Your task is to transcribe the data in full.
■ ■ ■ ■
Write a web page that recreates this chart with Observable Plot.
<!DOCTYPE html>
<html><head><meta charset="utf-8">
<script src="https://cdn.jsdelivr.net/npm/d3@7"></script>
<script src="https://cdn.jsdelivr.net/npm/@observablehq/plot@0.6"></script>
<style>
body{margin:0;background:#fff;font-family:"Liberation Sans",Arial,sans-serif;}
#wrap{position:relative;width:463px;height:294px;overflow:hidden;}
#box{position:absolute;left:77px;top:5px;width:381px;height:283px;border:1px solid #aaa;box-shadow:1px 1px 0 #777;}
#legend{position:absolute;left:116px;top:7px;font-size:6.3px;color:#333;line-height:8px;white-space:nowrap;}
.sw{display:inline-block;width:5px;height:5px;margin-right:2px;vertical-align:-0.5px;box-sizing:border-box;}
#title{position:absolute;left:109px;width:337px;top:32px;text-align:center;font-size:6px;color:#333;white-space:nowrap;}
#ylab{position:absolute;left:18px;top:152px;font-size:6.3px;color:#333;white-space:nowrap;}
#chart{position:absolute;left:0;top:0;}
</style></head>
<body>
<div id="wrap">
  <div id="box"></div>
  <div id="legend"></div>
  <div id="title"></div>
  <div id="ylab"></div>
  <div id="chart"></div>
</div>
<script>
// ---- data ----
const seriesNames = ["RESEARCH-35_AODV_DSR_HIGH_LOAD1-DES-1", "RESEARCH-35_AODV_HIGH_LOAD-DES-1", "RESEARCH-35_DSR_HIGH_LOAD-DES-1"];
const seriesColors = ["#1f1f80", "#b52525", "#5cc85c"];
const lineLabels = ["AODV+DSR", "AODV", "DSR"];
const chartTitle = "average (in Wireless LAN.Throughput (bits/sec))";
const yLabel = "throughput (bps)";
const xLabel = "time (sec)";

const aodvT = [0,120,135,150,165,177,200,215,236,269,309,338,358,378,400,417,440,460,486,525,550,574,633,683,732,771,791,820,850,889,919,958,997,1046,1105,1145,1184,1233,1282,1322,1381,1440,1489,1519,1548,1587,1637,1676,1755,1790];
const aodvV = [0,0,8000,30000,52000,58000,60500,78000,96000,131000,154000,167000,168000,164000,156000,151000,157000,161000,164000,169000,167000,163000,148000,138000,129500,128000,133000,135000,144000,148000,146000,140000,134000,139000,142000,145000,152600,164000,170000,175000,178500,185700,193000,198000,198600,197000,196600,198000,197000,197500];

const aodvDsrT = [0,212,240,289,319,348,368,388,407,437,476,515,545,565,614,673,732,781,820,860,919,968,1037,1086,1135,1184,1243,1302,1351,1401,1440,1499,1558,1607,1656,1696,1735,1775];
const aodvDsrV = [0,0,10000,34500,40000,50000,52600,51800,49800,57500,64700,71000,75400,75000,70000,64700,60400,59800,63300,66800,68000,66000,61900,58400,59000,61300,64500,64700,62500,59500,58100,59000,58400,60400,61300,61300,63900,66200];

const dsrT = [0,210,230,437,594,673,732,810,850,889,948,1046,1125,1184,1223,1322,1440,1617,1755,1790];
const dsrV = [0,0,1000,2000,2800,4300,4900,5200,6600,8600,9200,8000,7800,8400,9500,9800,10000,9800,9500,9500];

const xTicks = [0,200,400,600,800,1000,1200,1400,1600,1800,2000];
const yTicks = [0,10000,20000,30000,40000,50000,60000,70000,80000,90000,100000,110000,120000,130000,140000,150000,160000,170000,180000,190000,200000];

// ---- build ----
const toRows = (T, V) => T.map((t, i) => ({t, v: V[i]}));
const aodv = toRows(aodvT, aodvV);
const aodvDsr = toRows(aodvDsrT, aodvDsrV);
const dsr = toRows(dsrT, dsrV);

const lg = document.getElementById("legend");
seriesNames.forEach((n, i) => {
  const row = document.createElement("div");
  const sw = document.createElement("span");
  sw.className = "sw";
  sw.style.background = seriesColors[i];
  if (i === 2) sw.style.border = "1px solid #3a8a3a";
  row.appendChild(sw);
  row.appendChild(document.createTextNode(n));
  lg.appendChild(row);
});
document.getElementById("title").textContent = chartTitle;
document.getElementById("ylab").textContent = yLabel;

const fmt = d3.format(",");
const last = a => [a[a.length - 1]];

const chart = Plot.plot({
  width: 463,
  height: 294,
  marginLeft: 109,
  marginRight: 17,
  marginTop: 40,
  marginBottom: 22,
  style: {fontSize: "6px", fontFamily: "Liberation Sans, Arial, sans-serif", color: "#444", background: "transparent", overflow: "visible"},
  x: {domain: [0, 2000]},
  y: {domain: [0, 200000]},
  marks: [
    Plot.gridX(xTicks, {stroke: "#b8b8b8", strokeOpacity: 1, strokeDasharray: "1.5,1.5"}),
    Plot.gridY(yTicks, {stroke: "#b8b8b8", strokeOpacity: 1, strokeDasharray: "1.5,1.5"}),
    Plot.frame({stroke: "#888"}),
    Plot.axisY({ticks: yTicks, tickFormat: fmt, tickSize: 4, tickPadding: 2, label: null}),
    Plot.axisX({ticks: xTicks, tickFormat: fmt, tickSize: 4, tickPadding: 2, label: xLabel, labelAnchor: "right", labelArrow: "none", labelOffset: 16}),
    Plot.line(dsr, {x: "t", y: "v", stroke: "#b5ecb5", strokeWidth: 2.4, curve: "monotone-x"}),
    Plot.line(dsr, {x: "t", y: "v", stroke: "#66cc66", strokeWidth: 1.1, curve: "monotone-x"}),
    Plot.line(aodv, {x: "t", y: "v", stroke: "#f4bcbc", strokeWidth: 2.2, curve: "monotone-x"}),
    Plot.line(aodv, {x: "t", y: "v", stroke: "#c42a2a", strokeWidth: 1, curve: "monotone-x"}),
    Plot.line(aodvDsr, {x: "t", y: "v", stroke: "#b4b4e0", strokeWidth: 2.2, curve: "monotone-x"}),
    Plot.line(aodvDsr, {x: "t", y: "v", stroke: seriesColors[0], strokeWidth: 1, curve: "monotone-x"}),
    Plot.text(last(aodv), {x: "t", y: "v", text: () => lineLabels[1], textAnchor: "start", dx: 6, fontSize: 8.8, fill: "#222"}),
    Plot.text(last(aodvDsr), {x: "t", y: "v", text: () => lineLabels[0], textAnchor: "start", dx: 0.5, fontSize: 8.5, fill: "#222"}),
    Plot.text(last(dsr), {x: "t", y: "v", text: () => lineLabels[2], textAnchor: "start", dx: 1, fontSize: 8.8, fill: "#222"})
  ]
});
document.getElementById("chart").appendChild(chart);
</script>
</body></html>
■ ■ ■ ■
Task output:
Write a web page that recreates this chart with Observable Plot.
<!DOCTYPE html>
<html><head><meta charset="utf-8">
<script src="https://cdn.jsdelivr.net/npm/d3@7"></script>
<script src="https://cdn.jsdelivr.net/npm/@observablehq/plot@0.6"></script>
<style>
body{margin:0;background:#fff;font-family:"Liberation Sans",Arial,sans-serif;}
#wrap{position:relative;width:463px;height:294px;overflow:hidden;}
#box{position:absolute;left:77px;top:5px;width:381px;height:283px;border:1px solid #aaa;box-shadow:1px 1px 0 #777;}
#legend{position:absolute;left:116px;top:7px;font-size:6.3px;color:#333;line-height:8px;white-space:nowrap;}
.sw{display:inline-block;width:5px;height:5px;margin-right:2px;vertical-align:-0.5px;box-sizing:border-box;}
#title{position:absolute;left:109px;width:337px;top:32px;text-align:center;font-size:6px;color:#333;white-space:nowrap;}
#ylab{position:absolute;left:18px;top:152px;font-size:6.3px;color:#333;white-space:nowrap;}
#chart{position:absolute;left:0;top:0;}
</style></head>
<body>
<div id="wrap">
  <div id="box"></div>
  <div id="legend"></div>
  <div id="title"></div>
  <div id="ylab"></div>
  <div id="chart"></div>
</div>
<script>
// ---- data ----
const seriesNames = ["RESEARCH-35_AODV_DSR_HIGH_LOAD1-DES-1", "RESEARCH-35_AODV_HIGH_LOAD-DES-1", "RESEARCH-35_DSR_HIGH_LOAD-DES-1"];
const seriesColors = ["#1f1f80", "#b52525", "#5cc85c"];
const lineLabels = ["AODV+DSR", "AODV", "DSR"];
const chartTitle = "average (in Wireless LAN.Throughput (bits/sec))";
const yLabel = "throughput (bps)";
const xLabel = "time (sec)";

const aodvT = [0,120,135,150,165,177,200,215,236,269,309,338,358,378,400,417,440,460,486,525,550,574,633,683,732,771,791,820,850,889,919,958,997,1046,1105,1145,1184,1233,1282,1322,1381,1440,1489,1519,1548,1587,1637,1676,1755,1790];
const aodvV = [0,0,8000,30000,52000,58000,60500,78000,96000,131000,154000,167000,168000,164000,156000,151000,157000,161000,164000,169000,167000,163000,148000,138000,129500,128000,133000,135000,144000,148000,146000,140000,134000,139000,142000,145000,152600,164000,170000,175000,178500,185700,193000,198000,198600,197000,196600,198000,197000,197500];

const aodvDsrT = [0,212,240,289,319,348,368,388,407,437,476,515,545,565,614,673,732,781,820,860,919,968,1037,1086,1135,1184,1243,1302,1351,1401,1440,1499,1558,1607,1656,1696,1735,1775];
const aodvDsrV = [0,0,10000,34500,40000,50000,52600,51800,49800,57500,64700,71000,75400,75000,70000,64700,60400,59800,63300,66800,68000,66000,61900,58400,59000,61300,64500,64700,62500,59500,58100,59000,58400,60400,61300,61300,63900,66200];

const dsrT = [0,210,230,437,594,673,732,810,850,889,948,1046,1125,1184,1223,1322,1440,1617,1755,1790];
const dsrV = [0,0,1000,2000,2800,4300,4900,5200,6600,8600,9200,8000,7800,8400,9500,9800,10000,9800,9500,9500];

const xTicks = [0,200,400,600,800,1000,1200,1400,1600,1800,2000];
const yTicks = [0,10000,20000,30000,40000,50000,60000,70000,80000,90000,100000,110000,120000,130000,140000,150000,160000,170000,180000,190000,200000];

// ---- build ----
const toRows = (T, V) => T.map((t, i) => ({t, v: V[i]}));
const aodv = toRows(aodvT, aodvV);
const aodvDsr = toRows(aodvDsrT, aodvDsrV);
const dsr = toRows(dsrT, dsrV);

const lg = document.getElementById("legend");
seriesNames.forEach((n, i) => {
  const row = document.createElement("div");
  const sw = document.createElement("span");
  sw.className = "sw";
  sw.style.background = seriesColors[i];
  if (i === 2) sw.style.border = "1px solid #3a8a3a";
  row.appendChild(sw);
  row.appendChild(document.createTextNode(n));
  lg.appendChild(row);
});
document.getElementById("title").textContent = chartTitle;
document.getElementById("ylab").textContent = yLabel;

const fmt = d3.format(",");
const last = a => [a[a.length - 1]];

const chart = Plot.plot({
  width: 463,
  height: 294,
  marginLeft: 109,
  marginRight: 17,
  marginTop: 40,
  marginBottom: 22,
  style: {fontSize: "6px", fontFamily: "Liberation Sans, Arial, sans-serif", color: "#444", background: "transparent", overflow: "visible"},
  x: {domain: [0, 2000]},
  y: {domain: [0, 200000]},
  marks: [
    Plot.gridX(xTicks, {stroke: "#b8b8b8", strokeOpacity: 1, strokeDasharray: "1.5,1.5"}),
    Plot.gridY(yTicks, {stroke: "#b8b8b8", strokeOpacity: 1, strokeDasharray: "1.5,1.5"}),
    Plot.frame({stroke: "#888"}),
    Plot.axisY({ticks: yTicks, tickFormat: fmt, tickSize: 4, tickPadding: 2, label: null}),
    Plot.axisX({ticks: xTicks, tickFormat: fmt, tickSize: 4, tickPadding: 2, label: xLabel, labelAnchor: "right", labelArrow: "none", labelOffset: 16}),
    Plot.line(dsr, {x: "t", y: "v", stroke: "#b5ecb5", strokeWidth: 2.4, curve: "monotone-x"}),
    Plot.line(dsr, {x: "t", y: "v", stroke: "#66cc66", strokeWidth: 1.1, curve: "monotone-x"}),
    Plot.line(aodv, {x: "t", y: "v", stroke: "#f4bcbc", strokeWidth: 2.2, curve: "monotone-x"}),
    Plot.line(aodv, {x: "t", y: "v", stroke: "#c42a2a", strokeWidth: 1, curve: "monotone-x"}),
    Plot.line(aodvDsr, {x: "t", y: "v", stroke: "#b4b4e0", strokeWidth: 2.2, curve: "monotone-x"}),
    Plot.line(aodvDsr, {x: "t", y: "v", stroke: seriesColors[0], strokeWidth: 1, curve: "monotone-x"}),
    Plot.text(last(aodv), {x: "t", y: "v", text: () => lineLabels[1], textAnchor: "start", dx: 6, fontSize: 8.8, fill: "#222"}),
    Plot.text(last(aodvDsr), {x: "t", y: "v", text: () => lineLabels[0], textAnchor: "start", dx: 0.5, fontSize: 8.5, fill: "#222"}),
    Plot.text(last(dsr), {x: "t", y: "v", text: () => lineLabels[2], textAnchor: "start", dx: 1, fontSize: 8.8, fill: "#222"})
  ]
});
document.getElementById("chart").appendChild(chart);
</script>
</body></html>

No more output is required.